The philosopher Plato thought that most people lived as if they were shackled and imprisoned in a cave. Shadows flicker across the walls- these dark impressions are all the cave dweller ever knows of reality. Unless she steps out of the cave- the world is much bigger, brighter and richer than she ever imagined.

I run a community choir at The Brew-house in Southbourne On Thursday night at 7pm. Parents bring their children. Last night when I arrived to set up the room- two excited children greeted me: "We're getting Pizza." They told me. Whilst the parents sang- the children ate pizza in the corner. Choir was great fun. Afterwards I chatted with the 8 year old boy- about his friends- how fast they could run- where they lived.

His Mum, my friend Claire sighed: "They live quite far away. I wish they could play on the street." When my marriage ended I met my new partner Claudia. She lived on a yacht called 'Sin-bin' in Bristol harbour. It was great- except for the loo and shower.

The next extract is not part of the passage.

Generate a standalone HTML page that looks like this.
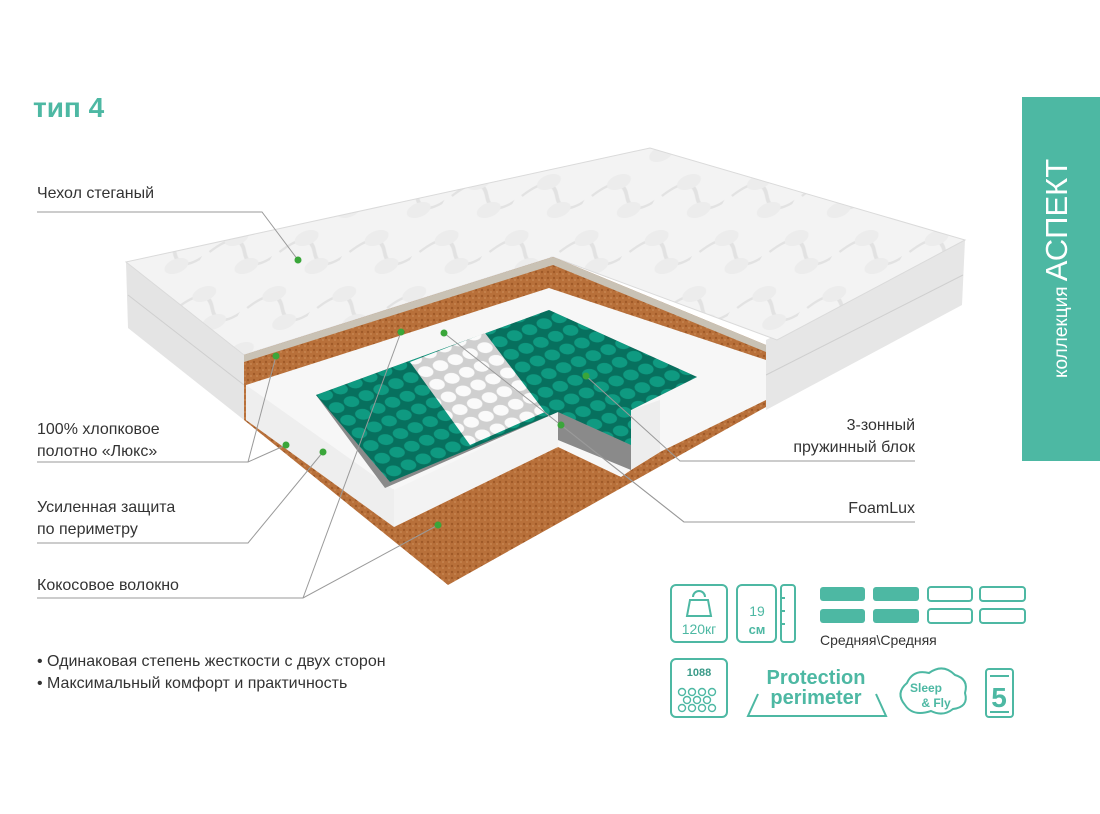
<!DOCTYPE html>
<html><head><meta charset="utf-8"><style>
body{margin:0;width:1100px;height:814px;background:#fff;overflow:hidden;position:relative;font-family:"Liberation Sans",sans-serif;}
.t{position:absolute;font-size:16px;color:#333;line-height:22px;white-space:nowrap}
</style></head><body>
<svg width="1100" height="814" style="position:absolute;left:0;top:0" xmlns="http://www.w3.org/2000/svg">
<defs>
<pattern id="quilt" width="70" height="56" patternUnits="userSpaceOnUse" patternTransform="skewX(-30)">
<rect width="70" height="56" fill="#f3f3f3"/>
<path d="M5 28 q17 -24 35 0 t35 0" fill="none" stroke="#e2e2e2" stroke-width="3"/>
<ellipse cx="24" cy="14" rx="11" ry="8" fill="#ececec"/>
<ellipse cx="50" cy="42" rx="11" ry="8" fill="#ececec"/>
</pattern>
<pattern id="coco" width="6" height="6" patternUnits="userSpaceOnUse">
<rect width="6" height="6" fill="#b8703a"/><circle cx="2" cy="2" r="1.2" fill="#a05a28"/><circle cx="5" cy="4" r="0.9" fill="#c98a55"/>
</pattern>
<pattern id="teal" width="16" height="16" patternUnits="userSpaceOnUse" patternTransform="rotate(-22) skewX(20)">
<rect width="16" height="16" fill="#07705e"/><ellipse cx="8" cy="8" rx="7" ry="6" fill="#0f9a81"/>
</pattern>
<pattern id="wsp" width="16" height="16" patternUnits="userSpaceOnUse" patternTransform="rotate(-22) skewX(20)">
<rect width="16" height="16" fill="#cfcfcf"/><ellipse cx="8" cy="8" rx="7" ry="6" fill="#fafafa"/>
</pattern>
</defs>
<polygon points="126,262 244,352 244,420 128,328" fill="#e4e4e4"/>
<polyline points="128,295 244,385" stroke="#cfcfcf" fill="none"/>
<polygon points="766,340 965,240 962,305 766,410" fill="#e6e6e6"/>
<polyline points="766,375 963,275" stroke="#cfcfcf" fill="none"/>
<polygon points="126,262 650,148 965,240 777,340 553,257 244,355" fill="url(#quilt)" stroke="#dadada"/>
<polygon points="244,355 553,257 766,345 766,407 448,585 244,420" fill="url(#coco)"/>
<polygon points="244,355 553,257 766,345 766,352 553,265 244,362" fill="#c9c2b5"/>
<polygon points="246,385 549,288 766,360 766,400 660,452 631,470 621,477 558,447 394,527 394,490 246,420" fill="#f7f7f7"/>
<polygon points="246,385 394,490 394,527 246,420" fill="#eeeeee"/>
<polygon points="631,410 660,400 660,452 631,470" fill="#ededed"/>
<polygon points="394,527 556,447 621,478 448,575" fill="url(#coco)"/>
<polygon points="558,412 558,447 394,527 394,490" fill="#f3f3f3"/>
<polygon points="316,395 549,310 697,377 631,410 631,470 558,440 558,412 385,488" fill="#8a8a8a"/>
<polygon points="316,395 549,310 697,377 631,410 631,445 558,412 390,482" fill="url(#teal)"/>
<polygon points="410,362 485,333 545,412 470,445" fill="url(#wsp)"/>
<g stroke="#9a9a9a" fill="none" stroke-width="1">
<polyline points="37,212 262,212 298,260"/>
<polyline points="37,462 248,462 286,445"/>
<polyline points="248,462 276,356"/>
<polyline points="37,543 248,543 323,452"/>
<polyline points="37,598 303,598 438,525"/>
<polyline points="303,598 401,332"/>
<polyline points="915,461 680,461 586,376"/>
<polyline points="915,522 684,522 444,333"/>
<polyline points="684,522 561,425"/>
</g>
<g fill="#3aa63a">
<circle cx="298" cy="260" r="3.5"/><circle cx="276" cy="356" r="3.5"/><circle cx="401" cy="332" r="3.5"/>
<circle cx="444" cy="333" r="3.5"/><circle cx="286" cy="445" r="3.5"/><circle cx="323" cy="452" r="3.5"/>
<circle cx="438" cy="525" r="3.5"/><circle cx="586" cy="376" r="3.5"/><circle cx="561" cy="425" r="3.5"/>
</g>
<rect x="1022" y="97" width="78" height="364" fill="#4db8a3"/>
<text transform="translate(1067,378) rotate(-90)" fill="#fff" font-family="Liberation Sans,sans-serif" font-size="19" font-weight="300">коллекция <tspan font-size="31">АСПЕКТ</tspan></text>
<g fill="none" stroke="#4db8a3" stroke-width="2">
<rect x="671" y="585" width="56" height="57" rx="5"/>
<rect x="737" y="585" width="39" height="57" rx="5"/>
<rect x="781" y="585" width="14" height="57" rx="3"/>
<path d="M781 598h4M781 611h4M781 624h4"/>
<path d="M693 597 a6 6 0 1 1 12 0" />
<path d="M690 600 h18 l3 16 h-24 z" />
<rect x="928" y="587" width="44" height="14" rx="3"/><rect x="980" y="587" width="45" height="14" rx="3"/>
<rect x="928" y="609" width="44" height="14" rx="3"/><rect x="980" y="609" width="45" height="14" rx="3"/>
<rect x="671" y="659" width="56" height="58" rx="5"/>
<g stroke-width="1.4"><circle cx="682" cy="692" r="3.5"/><circle cx="692" cy="692" r="3.5"/><circle cx="702" cy="692" r="3.5"/><circle cx="712" cy="692" r="3.5"/>
<circle cx="687" cy="700" r="3.5"/><circle cx="697" cy="700" r="3.5"/><circle cx="707" cy="700" r="3.5"/>
<circle cx="682" cy="708" r="3.5"/><circle cx="692" cy="708" r="3.5"/><circle cx="702" cy="708" r="3.5"/><circle cx="712" cy="708" r="3.5"/></g>
<polyline points="758,694 748,716 886,716 876,694"/>
<path d="M905 705 q-10 -12 2 -22 q6 -14 22 -10 q14 -10 26 2 q14 4 10 18 q4 14 -12 16 q-10 8 -22 2 q-18 6 -26 -6z"/>
<rect x="986" y="669" width="27" height="48" rx="3"/>
<path d="M990 676h19M990 712h19"/>
</g>
<g fill="#4db8a3">
<rect x="820" y="587" width="45" height="14" rx="3"/><rect x="873" y="587" width="46" height="14" rx="3"/>
<rect x="820" y="609" width="45" height="14" rx="3"/><rect x="873" y="609" width="46" height="14" rx="3"/>
</g>
<g font-family="Liberation Sans,sans-serif" fill="#4db8a3">
<text x="699" y="634" font-size="14" text-anchor="middle">120кг</text>
<text x="757" y="616" font-size="14" text-anchor="middle">19</text>
<text x="757" y="634" font-size="13" font-weight="bold" text-anchor="middle">см</text>
<text x="699" y="676" font-size="11" font-weight="bold" text-anchor="middle" fill="#3a9a88">1088</text>
<text x="816" y="684" font-size="20" font-weight="bold" text-anchor="middle">Protection</text>
<text x="816" y="704" font-size="20" font-weight="bold" text-anchor="middle">perimeter</text>
<text x="926" y="692" font-size="12" font-weight="bold" text-anchor="middle">Sleep</text>
<text x="936" y="707" font-size="12" font-weight="bold" text-anchor="middle">&amp; Fly</text>
<text x="999" y="707" font-size="28" font-weight="bold" text-anchor="middle">5</text>
</g>
<text x="820" y="645" font-family="Liberation Sans,sans-serif" font-size="14" fill="#333">Средняя\Средняя</text>
</svg>
<div class="t" style="left:33px;top:90px;font-size:28px;font-weight:bold;color:#4db8a3;line-height:36px">тип 4</div>
<div class="t" style="left:37px;top:183px">Чехол стеганый</div>
<div class="t" style="left:37px;top:419px">100% хлопковое<br>полотно «Люкс»</div>
<div class="t" style="left:37px;top:497px">Усиленная защита<br>по периметру</div>
<div class="t" style="left:37px;top:575px">Кокосовое волокно</div>
<div class="t" style="right:185px;top:415px;text-align:right">3-зонный<br>пружинный блок</div>
<div class="t" style="right:185px;top:498px">FoamLux</div>
<div class="t" style="left:37px;top:651px">• Одинаковая степень жесткости с двух сторон<br>• Максимальный комфорт и практичность</div>
</body></html>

You could only use the loo for number 1's. The shower didn't exist. We used local hotels and cafes and spent much time wandering around Bristol. One evening we stumbled upon a street party- the street was closed and all the residents made merry- drinking, dancing, eating. Children running about. They saw my guitar and asked me to play. Under the stars, we sat around a fire on the street- for a moment everybody left their caves. People told stories, talked about their challenges- we shared songs. It was great.

"I want to a street party. I'm going to organize a street party." Claire told me.

I hope she does. I hope everyone leaves their caves.